▶ Instructions to follow
From the listing below, copy word for word every line starting at the one that includes "Rebuild this chart" and ending at the one that includes "const titleLines = ['Cumulative"; the pictures are omitted.

======== Dataset records

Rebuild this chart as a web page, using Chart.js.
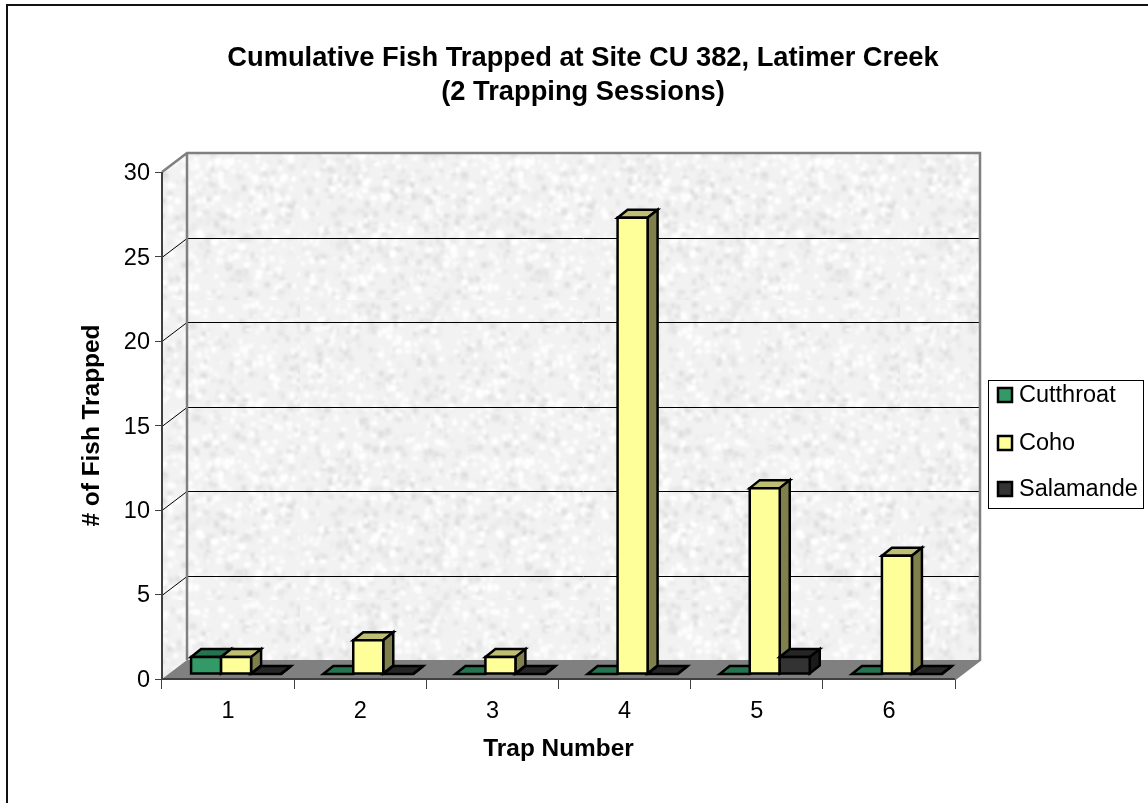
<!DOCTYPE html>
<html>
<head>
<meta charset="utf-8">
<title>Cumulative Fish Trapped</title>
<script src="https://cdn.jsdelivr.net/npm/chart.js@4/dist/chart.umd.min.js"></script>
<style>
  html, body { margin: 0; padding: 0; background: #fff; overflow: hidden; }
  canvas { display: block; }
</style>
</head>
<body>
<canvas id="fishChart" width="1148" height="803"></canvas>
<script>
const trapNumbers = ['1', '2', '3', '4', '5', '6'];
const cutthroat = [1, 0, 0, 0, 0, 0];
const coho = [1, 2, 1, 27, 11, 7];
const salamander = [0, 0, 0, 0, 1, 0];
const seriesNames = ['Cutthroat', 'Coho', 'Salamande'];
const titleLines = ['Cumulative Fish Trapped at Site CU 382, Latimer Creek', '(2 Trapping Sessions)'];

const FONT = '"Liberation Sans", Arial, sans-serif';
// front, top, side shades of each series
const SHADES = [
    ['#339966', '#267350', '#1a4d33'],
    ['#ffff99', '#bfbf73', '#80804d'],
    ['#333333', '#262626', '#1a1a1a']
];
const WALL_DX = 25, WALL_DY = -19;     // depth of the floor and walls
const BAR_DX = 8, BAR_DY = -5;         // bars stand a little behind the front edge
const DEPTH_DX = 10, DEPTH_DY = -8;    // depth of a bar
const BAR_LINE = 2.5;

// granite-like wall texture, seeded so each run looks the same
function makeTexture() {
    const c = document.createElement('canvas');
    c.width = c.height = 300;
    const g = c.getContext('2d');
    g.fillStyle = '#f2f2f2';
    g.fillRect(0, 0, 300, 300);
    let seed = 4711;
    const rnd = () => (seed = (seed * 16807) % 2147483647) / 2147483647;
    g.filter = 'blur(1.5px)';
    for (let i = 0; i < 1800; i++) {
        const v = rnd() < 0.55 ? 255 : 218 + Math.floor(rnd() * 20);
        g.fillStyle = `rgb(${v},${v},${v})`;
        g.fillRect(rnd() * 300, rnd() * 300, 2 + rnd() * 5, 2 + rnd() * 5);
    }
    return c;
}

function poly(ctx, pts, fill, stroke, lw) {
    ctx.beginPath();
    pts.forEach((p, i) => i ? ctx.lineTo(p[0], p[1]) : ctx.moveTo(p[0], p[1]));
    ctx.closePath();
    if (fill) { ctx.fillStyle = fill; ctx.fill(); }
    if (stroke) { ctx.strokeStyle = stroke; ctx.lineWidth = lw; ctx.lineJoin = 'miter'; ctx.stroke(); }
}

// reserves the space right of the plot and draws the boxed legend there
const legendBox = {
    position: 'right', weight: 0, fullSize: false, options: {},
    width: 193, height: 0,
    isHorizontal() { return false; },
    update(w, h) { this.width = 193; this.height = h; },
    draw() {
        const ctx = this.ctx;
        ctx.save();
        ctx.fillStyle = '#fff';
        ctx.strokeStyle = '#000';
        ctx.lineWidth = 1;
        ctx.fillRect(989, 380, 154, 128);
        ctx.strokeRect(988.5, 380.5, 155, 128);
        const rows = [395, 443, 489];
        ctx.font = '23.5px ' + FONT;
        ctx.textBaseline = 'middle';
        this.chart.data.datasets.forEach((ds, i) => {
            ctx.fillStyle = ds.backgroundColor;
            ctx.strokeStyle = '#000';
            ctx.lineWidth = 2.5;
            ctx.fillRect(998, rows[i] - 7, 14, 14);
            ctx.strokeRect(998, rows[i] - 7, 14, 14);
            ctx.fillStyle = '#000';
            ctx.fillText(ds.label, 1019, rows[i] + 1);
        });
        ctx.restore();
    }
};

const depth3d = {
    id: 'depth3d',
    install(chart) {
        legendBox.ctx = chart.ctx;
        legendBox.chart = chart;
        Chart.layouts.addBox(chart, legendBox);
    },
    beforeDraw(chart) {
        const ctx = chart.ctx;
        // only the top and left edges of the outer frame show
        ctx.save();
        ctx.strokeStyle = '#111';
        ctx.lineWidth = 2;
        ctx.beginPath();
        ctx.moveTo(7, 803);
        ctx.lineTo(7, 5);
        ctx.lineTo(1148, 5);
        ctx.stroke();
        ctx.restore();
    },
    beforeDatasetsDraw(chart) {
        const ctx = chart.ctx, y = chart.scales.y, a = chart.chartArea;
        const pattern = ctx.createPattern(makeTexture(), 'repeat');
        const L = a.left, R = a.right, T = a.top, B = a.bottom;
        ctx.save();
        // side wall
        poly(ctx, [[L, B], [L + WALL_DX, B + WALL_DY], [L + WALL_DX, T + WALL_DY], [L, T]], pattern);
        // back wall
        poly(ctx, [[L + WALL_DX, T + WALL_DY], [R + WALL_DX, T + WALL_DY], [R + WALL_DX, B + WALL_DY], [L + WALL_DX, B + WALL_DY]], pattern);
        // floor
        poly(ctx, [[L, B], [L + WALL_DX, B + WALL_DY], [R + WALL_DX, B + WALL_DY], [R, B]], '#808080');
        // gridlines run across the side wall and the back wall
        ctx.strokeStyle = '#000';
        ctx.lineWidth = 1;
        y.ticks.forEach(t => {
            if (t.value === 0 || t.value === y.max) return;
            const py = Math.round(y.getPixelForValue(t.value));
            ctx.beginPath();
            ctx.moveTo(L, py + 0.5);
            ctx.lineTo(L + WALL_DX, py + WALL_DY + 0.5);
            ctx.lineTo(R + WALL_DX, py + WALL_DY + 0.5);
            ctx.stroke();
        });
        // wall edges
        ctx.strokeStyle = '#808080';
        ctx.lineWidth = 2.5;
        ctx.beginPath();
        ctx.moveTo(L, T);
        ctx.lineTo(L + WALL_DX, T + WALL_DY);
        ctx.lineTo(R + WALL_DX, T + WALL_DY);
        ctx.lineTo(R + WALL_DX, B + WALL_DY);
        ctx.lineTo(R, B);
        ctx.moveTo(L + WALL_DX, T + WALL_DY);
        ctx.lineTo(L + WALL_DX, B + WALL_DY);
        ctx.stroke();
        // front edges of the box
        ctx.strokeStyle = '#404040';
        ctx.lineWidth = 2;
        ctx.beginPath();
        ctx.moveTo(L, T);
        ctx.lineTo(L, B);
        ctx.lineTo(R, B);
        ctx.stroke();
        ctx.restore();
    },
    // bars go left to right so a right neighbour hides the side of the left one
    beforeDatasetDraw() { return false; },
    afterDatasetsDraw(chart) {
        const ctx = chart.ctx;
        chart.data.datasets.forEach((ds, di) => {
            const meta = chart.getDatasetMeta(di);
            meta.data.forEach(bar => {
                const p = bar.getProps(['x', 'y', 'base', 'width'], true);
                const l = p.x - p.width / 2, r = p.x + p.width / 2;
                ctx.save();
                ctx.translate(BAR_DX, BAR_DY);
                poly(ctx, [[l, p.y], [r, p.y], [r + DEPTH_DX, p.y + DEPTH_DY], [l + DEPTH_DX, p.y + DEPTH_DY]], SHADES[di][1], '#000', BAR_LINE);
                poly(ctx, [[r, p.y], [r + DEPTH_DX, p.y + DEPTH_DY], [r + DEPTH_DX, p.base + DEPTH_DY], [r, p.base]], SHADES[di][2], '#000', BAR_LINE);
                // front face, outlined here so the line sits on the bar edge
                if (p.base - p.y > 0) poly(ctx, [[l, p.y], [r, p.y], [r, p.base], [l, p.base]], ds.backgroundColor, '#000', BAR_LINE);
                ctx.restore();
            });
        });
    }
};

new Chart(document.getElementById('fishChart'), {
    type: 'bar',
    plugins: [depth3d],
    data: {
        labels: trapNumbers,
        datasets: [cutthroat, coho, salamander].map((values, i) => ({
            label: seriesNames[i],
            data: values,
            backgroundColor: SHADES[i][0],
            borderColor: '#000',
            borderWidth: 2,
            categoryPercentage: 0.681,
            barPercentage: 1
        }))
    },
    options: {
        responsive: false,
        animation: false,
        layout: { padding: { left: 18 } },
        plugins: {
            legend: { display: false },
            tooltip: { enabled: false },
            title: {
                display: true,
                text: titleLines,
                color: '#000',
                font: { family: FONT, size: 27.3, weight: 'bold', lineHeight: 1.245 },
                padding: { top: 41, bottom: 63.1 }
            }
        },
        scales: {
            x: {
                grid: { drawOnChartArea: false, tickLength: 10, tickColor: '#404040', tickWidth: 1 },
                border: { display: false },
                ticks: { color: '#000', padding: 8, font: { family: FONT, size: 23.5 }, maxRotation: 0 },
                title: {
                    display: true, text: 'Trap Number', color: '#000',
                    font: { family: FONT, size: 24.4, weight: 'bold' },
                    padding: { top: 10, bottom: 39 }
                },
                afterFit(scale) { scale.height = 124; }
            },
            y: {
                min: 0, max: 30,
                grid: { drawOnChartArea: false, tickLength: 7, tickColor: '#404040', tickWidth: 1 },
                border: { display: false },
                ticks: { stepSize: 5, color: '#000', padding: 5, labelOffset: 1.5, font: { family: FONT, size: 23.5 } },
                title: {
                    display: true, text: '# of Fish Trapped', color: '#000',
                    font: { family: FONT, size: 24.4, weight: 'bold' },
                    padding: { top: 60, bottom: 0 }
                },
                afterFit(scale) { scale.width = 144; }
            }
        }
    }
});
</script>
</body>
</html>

================
======== Dataset records

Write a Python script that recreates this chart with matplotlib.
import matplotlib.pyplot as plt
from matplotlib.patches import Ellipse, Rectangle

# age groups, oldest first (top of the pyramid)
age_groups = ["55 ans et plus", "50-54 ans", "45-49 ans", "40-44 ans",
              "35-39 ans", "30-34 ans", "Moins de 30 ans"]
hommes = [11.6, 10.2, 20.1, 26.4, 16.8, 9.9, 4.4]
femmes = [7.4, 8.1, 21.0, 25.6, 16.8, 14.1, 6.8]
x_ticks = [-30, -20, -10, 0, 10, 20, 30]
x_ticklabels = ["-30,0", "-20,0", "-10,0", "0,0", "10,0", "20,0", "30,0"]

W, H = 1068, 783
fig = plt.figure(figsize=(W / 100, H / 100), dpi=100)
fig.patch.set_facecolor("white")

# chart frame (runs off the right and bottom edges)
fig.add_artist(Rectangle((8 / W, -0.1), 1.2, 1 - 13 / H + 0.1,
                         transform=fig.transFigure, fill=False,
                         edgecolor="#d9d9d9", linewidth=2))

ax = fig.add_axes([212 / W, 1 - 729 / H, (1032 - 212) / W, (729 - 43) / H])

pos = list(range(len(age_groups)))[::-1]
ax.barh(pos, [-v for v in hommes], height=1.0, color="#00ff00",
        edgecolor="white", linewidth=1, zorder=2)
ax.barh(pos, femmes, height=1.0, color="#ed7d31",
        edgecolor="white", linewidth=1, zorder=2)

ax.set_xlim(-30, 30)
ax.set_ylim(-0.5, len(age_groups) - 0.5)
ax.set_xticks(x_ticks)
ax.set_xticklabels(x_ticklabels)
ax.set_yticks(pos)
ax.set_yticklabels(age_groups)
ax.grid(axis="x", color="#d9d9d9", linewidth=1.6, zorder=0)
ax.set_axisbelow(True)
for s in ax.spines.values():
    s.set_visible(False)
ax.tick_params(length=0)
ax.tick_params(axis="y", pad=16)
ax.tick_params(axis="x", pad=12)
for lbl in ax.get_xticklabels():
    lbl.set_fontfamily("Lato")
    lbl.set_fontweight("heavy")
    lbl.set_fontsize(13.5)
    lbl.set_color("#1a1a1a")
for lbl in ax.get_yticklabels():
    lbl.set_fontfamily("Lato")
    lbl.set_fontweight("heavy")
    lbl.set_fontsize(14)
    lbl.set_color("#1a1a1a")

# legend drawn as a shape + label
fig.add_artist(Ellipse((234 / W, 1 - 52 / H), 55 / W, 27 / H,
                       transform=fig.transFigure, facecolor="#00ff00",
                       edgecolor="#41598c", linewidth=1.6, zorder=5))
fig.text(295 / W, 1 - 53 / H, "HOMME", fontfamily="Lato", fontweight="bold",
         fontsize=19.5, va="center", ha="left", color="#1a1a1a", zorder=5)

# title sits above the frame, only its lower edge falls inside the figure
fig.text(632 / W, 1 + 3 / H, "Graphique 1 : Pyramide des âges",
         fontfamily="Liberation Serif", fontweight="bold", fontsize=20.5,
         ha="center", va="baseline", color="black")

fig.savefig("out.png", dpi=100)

================

▶ Result of the exercise
Rebuild this chart as a web page, using Chart.js.
<!DOCTYPE html>
<html>
<head>
<meta charset="utf-8">
<title>Cumulative Fish Trapped</title>
<script src="https://cdn.jsdelivr.net/npm/chart.js@4/dist/chart.umd.min.js"></script>
<style>
  html, body { margin: 0; padding: 0; background: #fff; overflow: hidden; }
  canvas { display: block; }
</style>
</head>
<body>
<canvas id="fishChart" width="1148" height="803"></canvas>
<script>
const trapNumbers = ['1', '2', '3', '4', '5', '6'];
const cutthroat = [1, 0, 0, 0, 0, 0];
const coho = [1, 2, 1, 27, 11, 7];
const salamander = [0, 0, 0, 0, 1, 0];
const seriesNames = ['Cutthroat', 'Coho', 'Salamande'];
const titleLines = ['Cumulative Fish Trapped at Site CU 382, Latimer Creek', '(2 Trapping Sessions)'];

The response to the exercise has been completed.